Ground 3 - The Crown

  1. In view of my decision on grounds 1 and 2, it is not necessary to determine ground 3.  In the absence of submissions on the subject from any respondent, I will confine myself to stating preliminary views.  The relevant issues are whether the Minister and/or the Director General are the 'Crown' for the purposes of the Crown Suits Act and if not, whether s 47A of the Limitation Act applied so as to bar the appellant's claim against the Minister and the Director General.

  2. Section 6 of the Crown Suits Act has been repealed but continues to apply to causes of action which accrued before 15 November 2005:  Limitation Legislation Amendment and Repeal Act 2005 (WA), s 8(2). Section 6 requires a party proposing to take action against the Crown to give notice in writing of the proposed action and commence action within one year, or with the consent of the Attorney General within six years, from the date on which the cause of action accrued.

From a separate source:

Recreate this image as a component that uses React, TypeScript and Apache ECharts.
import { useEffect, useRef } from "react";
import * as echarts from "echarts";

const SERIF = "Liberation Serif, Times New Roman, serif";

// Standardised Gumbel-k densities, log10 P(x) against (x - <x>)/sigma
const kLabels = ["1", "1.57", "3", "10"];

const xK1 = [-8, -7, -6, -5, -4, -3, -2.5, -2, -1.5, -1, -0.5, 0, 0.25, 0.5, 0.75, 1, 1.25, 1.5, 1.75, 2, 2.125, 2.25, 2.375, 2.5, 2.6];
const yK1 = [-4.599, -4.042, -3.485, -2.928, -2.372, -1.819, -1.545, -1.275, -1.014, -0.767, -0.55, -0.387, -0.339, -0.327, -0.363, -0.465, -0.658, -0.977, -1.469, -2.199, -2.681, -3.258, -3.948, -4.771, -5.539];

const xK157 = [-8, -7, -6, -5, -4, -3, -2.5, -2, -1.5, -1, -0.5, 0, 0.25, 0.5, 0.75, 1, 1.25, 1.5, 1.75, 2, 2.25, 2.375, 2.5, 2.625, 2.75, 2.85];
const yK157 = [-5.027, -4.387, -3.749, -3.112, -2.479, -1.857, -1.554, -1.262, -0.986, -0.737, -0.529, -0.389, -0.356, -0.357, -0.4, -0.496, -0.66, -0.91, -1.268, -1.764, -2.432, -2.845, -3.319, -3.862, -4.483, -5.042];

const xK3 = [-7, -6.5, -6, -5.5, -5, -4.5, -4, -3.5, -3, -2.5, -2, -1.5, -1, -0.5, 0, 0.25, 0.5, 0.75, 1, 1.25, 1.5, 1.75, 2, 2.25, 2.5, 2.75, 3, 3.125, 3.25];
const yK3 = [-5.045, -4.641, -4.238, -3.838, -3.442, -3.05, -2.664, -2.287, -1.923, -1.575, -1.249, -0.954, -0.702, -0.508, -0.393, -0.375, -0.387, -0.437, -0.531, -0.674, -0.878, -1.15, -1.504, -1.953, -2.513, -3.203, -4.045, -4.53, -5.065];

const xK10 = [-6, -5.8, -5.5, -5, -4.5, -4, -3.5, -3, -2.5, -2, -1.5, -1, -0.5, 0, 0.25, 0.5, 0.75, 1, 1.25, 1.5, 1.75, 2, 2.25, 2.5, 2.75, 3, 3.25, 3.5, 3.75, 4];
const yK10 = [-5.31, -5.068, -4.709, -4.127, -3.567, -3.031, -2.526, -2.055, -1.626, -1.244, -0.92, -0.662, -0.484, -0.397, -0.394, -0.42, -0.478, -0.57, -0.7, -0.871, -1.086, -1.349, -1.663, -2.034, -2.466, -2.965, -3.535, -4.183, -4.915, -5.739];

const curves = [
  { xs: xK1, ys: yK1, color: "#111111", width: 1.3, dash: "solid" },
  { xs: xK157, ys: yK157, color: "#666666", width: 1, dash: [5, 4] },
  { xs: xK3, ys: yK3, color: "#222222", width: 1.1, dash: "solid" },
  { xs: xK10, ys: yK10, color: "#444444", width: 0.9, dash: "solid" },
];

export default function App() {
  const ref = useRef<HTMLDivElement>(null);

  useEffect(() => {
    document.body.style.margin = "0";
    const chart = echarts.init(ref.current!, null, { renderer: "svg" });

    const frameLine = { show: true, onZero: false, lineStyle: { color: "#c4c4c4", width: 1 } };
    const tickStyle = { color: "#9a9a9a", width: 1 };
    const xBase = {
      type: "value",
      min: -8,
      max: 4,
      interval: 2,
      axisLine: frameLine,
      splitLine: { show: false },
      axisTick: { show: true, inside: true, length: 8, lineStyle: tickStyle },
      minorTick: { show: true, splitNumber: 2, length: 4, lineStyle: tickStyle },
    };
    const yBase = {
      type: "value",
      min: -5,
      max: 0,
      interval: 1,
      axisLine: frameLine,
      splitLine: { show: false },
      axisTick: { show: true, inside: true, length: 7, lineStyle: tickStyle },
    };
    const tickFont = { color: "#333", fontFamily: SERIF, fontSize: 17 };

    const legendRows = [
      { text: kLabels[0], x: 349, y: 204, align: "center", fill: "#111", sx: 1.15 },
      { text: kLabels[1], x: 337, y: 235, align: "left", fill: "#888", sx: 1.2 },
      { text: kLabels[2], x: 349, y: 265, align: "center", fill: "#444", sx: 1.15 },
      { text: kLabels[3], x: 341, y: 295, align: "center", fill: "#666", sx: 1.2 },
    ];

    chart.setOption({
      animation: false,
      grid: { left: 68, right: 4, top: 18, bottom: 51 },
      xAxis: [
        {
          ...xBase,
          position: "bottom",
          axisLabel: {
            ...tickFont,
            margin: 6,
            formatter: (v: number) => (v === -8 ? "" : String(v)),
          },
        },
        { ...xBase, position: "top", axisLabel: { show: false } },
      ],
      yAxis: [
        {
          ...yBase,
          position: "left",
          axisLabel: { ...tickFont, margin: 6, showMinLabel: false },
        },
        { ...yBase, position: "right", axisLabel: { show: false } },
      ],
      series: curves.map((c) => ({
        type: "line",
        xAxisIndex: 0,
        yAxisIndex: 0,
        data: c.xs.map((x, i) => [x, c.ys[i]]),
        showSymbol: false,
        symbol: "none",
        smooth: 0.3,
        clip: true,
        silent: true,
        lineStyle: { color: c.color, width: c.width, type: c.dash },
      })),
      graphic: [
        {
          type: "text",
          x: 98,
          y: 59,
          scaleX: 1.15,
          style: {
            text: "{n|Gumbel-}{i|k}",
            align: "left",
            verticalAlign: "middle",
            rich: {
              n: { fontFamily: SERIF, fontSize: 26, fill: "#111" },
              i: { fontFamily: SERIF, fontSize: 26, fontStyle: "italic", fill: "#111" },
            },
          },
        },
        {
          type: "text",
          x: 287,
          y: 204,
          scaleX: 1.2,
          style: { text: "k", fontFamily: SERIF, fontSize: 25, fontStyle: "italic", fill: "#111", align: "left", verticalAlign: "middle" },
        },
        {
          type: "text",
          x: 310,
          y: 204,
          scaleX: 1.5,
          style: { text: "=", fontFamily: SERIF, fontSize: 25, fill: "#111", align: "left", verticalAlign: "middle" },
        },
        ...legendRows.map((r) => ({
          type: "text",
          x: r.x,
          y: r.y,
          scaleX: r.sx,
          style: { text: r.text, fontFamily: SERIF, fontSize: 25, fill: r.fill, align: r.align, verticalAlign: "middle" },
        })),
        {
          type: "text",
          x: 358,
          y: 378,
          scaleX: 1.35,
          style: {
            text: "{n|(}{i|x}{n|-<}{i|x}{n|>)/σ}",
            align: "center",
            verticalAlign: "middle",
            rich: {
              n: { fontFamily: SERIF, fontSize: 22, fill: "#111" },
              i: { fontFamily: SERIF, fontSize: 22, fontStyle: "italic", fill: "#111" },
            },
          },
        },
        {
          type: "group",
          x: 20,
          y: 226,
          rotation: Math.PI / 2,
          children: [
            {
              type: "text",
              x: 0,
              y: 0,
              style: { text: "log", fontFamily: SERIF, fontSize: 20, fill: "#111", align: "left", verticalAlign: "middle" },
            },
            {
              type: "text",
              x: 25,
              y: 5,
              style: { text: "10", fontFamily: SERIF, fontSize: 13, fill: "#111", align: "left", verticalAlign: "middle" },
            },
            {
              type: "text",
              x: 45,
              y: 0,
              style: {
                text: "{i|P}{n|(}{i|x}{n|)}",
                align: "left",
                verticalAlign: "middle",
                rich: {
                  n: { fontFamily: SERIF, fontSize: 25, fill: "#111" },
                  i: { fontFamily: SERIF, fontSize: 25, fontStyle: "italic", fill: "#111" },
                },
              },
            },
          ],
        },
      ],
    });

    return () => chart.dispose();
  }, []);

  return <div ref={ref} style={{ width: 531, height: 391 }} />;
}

The appellant did not comply with s 6. The appellant accepted that non‑compliance with s 6 bars the right not the remedy.

  3. For the purposes of the Crown Suits Act, 'Crown' is defined in s 3 to mean 'the Crown in right of the Government of Western Australia'. I would adopt the observations of the court in Western Australia v Watson [1990] WAR 248 on that subject:

    By s 3 of the Act the term 'Crown' means the Crown in right of the Government of Western Australia … The Government is constituted by the Premier and the other Ministers of the Crown holding the 'executive offices of the Government liable to be vacated on political grounds' referred to in s 43 of the Constitution Acts Amendment Act 1899.  In other words the Government is in fact constituted by the Cabinet (266).

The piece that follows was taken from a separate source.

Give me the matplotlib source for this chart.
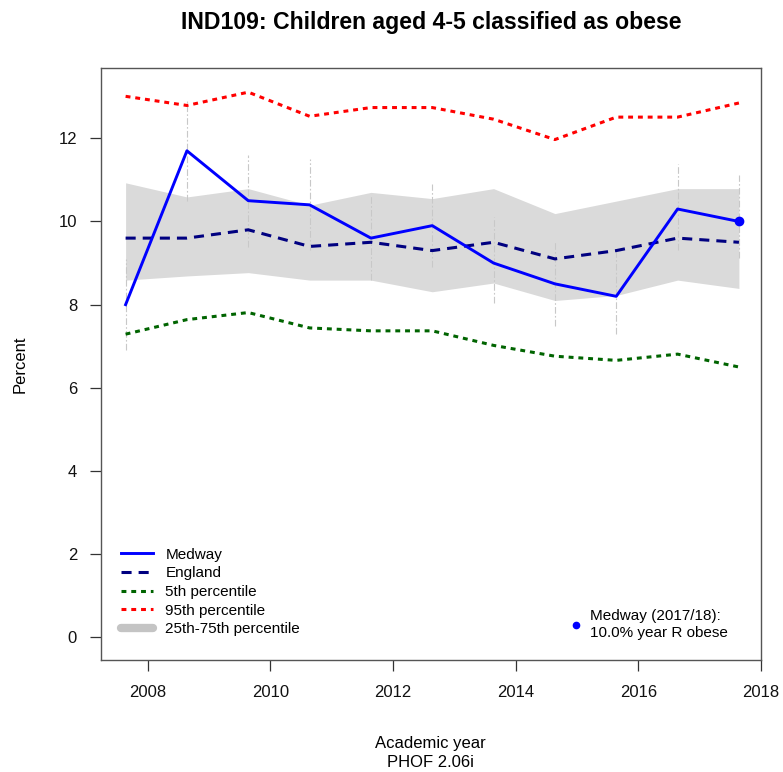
import matplotlib
matplotlib.use("Agg")
import matplotlib.pyplot as plt
from matplotlib.lines import Line2D

plt.rcParams['font.family'] = ['Liberation Sans', 'DejaVu Sans']

# Academic years 2007/08 ... 2017/18, plotted mid-way through the school year
x_pos = [2007.64, 2008.64, 2009.64, 2010.64, 2011.64, 2012.64,
         2013.64, 2014.64, 2015.64, 2016.64, 2017.64]

medway = [8.0, 11.7, 10.5, 10.4, 9.6, 9.9, 9.0, 8.5, 8.2, 10.3, 10.0]
medway_lci = [6.90, 10.50, 9.39, 9.31, 8.59, 8.90, 8.03, 7.49, 7.29, 9.31, 9.11]
medway_uci = [9.10, 12.90, 11.59, 11.51, 10.63, 10.91, 10.11, 9.51, 9.31, 11.39, 11.11]
england = [9.6, 9.6, 9.8, 9.4, 9.5, 9.3, 9.5, 9.1, 9.3, 9.6, 9.5]
pct5 = [7.29, 7.64, 7.81, 7.44, 7.37, 7.37, 7.02, 6.76, 6.66, 6.81, 6.50]
pct95 = [13.01, 12.79, 13.11, 12.53, 12.74, 12.74, 12.46, 11.97, 12.51, 12.51, 12.85]
pct25 = [8.59, 8.69, 8.77, 8.59, 8.59, 8.31, 8.52, 8.10, 8.22, 8.59, 8.39]
pct75 = [10.93, 10.59, 10.79, 10.39, 10.70, 10.55, 10.79, 10.19, 10.49, 10.79, 10.79]

x_ticks = [2008, 2010, 2012, 2014, 2016, 2018]
y_ticks = [0, 2, 4, 6, 8, 10, 12]

latest_label = "Medway (2017/18):\n10.0% year R obese"

W, H = 783, 772
fig = plt.figure(figsize=(W / 100, H / 100), dpi=100)
ax = fig.add_axes([100.7 / W, 1 - 660 / H, (761 - 100.7) / W, (660 - 68.3) / H])

band_col = '#DADADA'
ax.fill_between(x_pos, pct25, pct75, color=band_col, lw=0, zorder=1)

# confidence intervals for Medway
ax.vlines(x_pos, medway_lci, medway_uci, colors='#C8C8C8', lw=0.8,
          linestyles=(0, (6, 2, 1.5, 2)), zorder=2)

ax.plot(x_pos, pct95, color='#FF0000', lw=2.2, dashes=(1.6, 1.6),
        dash_capstyle='butt', zorder=3)
ax.plot(x_pos, pct5, color='#006400', lw=2.2, dashes=(1.6, 1.6),
        dash_capstyle='butt', zorder=3)
ax.plot(x_pos, england, color='#000080', lw=2.2, dashes=(3.3, 2.3),
        dash_capstyle='butt', zorder=4)
ax.plot(x_pos, medway, color='#0000FF', lw=2.1, zorder=5)
ax.plot(x_pos[-1:], medway[-1:], 'o', color='#0000FF', ms=6, zorder=6)

ax.set_xlim(2007.234, 2018.0)
ax.set_ylim(-0.546, 13.684)
ax.set_xticks(x_ticks)
ax.set_yticks(y_ticks)
ax.set_xticklabels([str(t) for t in x_ticks])
ax.set_yticklabels([str(t) for t in y_ticks])
ax.tick_params(axis='both', direction='out', length=8, width=0.9,
               color='#333333', labelsize=12, labelcolor='#111111')
ax.tick_params(axis='x', pad=10)
ax.tick_params(axis='y', pad=9)
for s in ax.spines.values():
    s.set_color('#555555')
    s.set_linewidth(1.0)

fig.text(431 / W, 1 - 22.5 / H, "IND109: Children aged 4-5 classified as obese",
         fontsize=16.6, fontweight='bold', ha='center', va='center')
ax.set_ylabel("Percent", fontsize=12, labelpad=22)
ax.set_xlabel("Academic year\nPHOF 2.06i", fontsize=12, labelpad=26,
              linespacing=1.3)

handles = [
    Line2D([], [], color='#0000FF', lw=2.1),
    Line2D([], [], color='#000080', lw=2.2, dashes=(3.3, 2.3), dash_capstyle='butt'),
    Line2D([], [], color='#006400', lw=2.2, dashes=(1.6, 1.6), dash_capstyle='butt'),
    Line2D([], [], color='#FF0000', lw=2.2, dashes=(1.6, 1.6), dash_capstyle='butt'),
    Line2D([], [], color='#C4C4C4', lw=6, solid_capstyle='round'),
]
labels = ["Medway", "England", "5th percentile", "95th percentile",
          "25th-75th percentile"]
leg = ax.legend(handles, labels, loc='upper left',
                bbox_to_anchor=((121 - 100.7) / 660.3, (660 - 547.5) / 591.7),
                frameon=False, fontsize=11, handlelength=2.1,
                handletextpad=0.8, labelspacing=0.31, borderpad=0,
                borderaxespad=0)
ax.add_artist(leg)

pt_handle = [Line2D([], [], ls='none', marker='o', color='#0000FF', ms=4.5)]
leg2 = ax.legend(pt_handle, [latest_label], loc='upper left',
                 bbox_to_anchor=((571 - 100.7) / 660.3, (660 - 609) / 591.7),
                 frameon=False, fontsize=11, handlelength=0.6, handletextpad=0.65,
                 borderpad=0, borderaxespad=0)
for t in leg2.get_texts():
    t.set_linespacing(1.3)

fig.savefig("out.png", dpi=100)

  1. Section 10(1) of the Act provides that the Act shall be administered by the Minister. By s 10(2):

    The Minister ‑ 

    (a)shall be a corporation sole, with perpetual succession and shall have an official seal; and

    (b)may, in his corporate name, acquire, hold, lease and otherwise dispose of real and personal property, and may sue and be sued in that name.

  1. The notion of a 'corporation sole' was explained in Crouch v Commissioner for Railways (Qld) (1985) 159 CLR 22. The majority said:

    [O]ne must, in the case of a corporation sole, distinguish between the transient natural person who happens to hold the particular office at a particular time and the continuing corporate identity which the law attributes to the office.  A particular incumbent of the office is, for so long as he or she holds it, clothed by the law with the personality, powers and functions of the corporate entity.  It is the office and not the particular human incumbent which is incorporated however and, even though the powers and functions of the office may lie dormant, the artificial corporate entity does not cease to exist when, by reason of a vacancy, the office lacks visible representation (35).

  2. See also Re Minister for Resources; Ex parte Cazaly Iron Pty Ltd [2007] WASCA 175 [322]. Having regard to these explanations of the meaning of 'Crown' and 'corporation sole', it must follow that the Minister in the exercise of his powers under the Act is not the Crown.

  3. Section 11 of the Act provides that there shall be a department of the Public Service of the State to assist the Minister in the administration of the Act. The Director General is defined to mean the person for the time being holding or acting in the office of chief executive officer of that department. The Director General is joined as a party because the appellant sought an order that he amend and correct the register in relation to E39/876 and E39/877. The Director General does not come within the definition of the Crown as explained in Watson. Accordingly, s 6 of the Crown Suits Act had no application to either the Minister or the Director General.

  4. The trial judge accepted that if s 47A of the Limitation Act applied, it did not provide an obstacle to the appellant's claim against the Minister or the Director General because s 47A bars the remedy rather than the right and must be specifically pleaded by a defendant [67]. Neither the Minister nor the Director General filed a defence to the appellant's claim. As there is no challenge to the trial judge's conclusions relating to s 47A, it is unnecessary to discuss the matter further.

Conclusion

  1. I would dismiss the appeal and hear from the parties on costs.

  2. OWEN JA:  I agree with McLure P that the appeal should be dismissed.  I also agree with her Honour’s reasons for coming to that conclusion.

  1. BUSS JA:  I agree with McLure P.